Yes, it's a wonderful thing to be involved in. [Heath Ledger] gets to wear the makeup, [Christian Bale] wears the suit. It's like all the fireworks are going off. They're the flowers and I'm the vase. I've had my share of playing sort of those frenetic, emotional characters, so part of the challenge and the fun of doing this -- that's the appeal about it -- is to play Gordon. To move away from that villain, that psychotic, crazy kind of stuff -- which Christian is to some extent doing. There's a crazy side to Batman and [the Joker] is just, you know....
Have you filmed any scenes with the Joker?
Yeah. He's pretty good. He's going to be pretty special, I think.
Several members of the creative team have likened the Joker, or at least his early inspiration, to Johnny Rotten. Having played Johnny Rotten's band mate Sid Vicious in "Sid & Nancy," do you think that's accurate?
You know what, I think all along with this, Chris has tried root the thing in some reality.
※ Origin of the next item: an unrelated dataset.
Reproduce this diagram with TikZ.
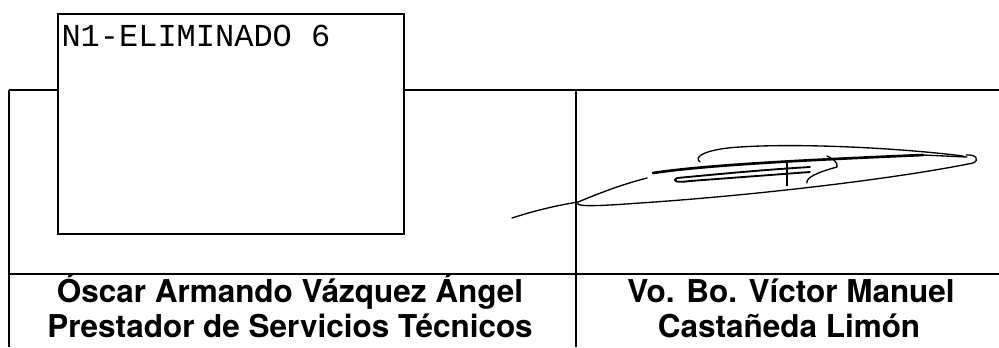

You know where the franchise ended up, so he wanted to make it more realistic, given the framework that it's Batman and darker and edgier rather like the comic book. The inspiration for the Joker is punk, which explains the colored clothes. It is very sort of Johnny Rotten. Very punkish. The smile, the scars like from a razor, and he's got a green rinse in his hair. You look at him and he's forbidding and not like a clown. It is very dangerous and very unhinged. And he plays him like Coco the clown on crack.
How has your working relationship with Chris evolved over this production?
I think it's more relaxed. We've established something. It's just more familiar. And it's nice to come back and step into the role again. [Heath's] going to blow you away.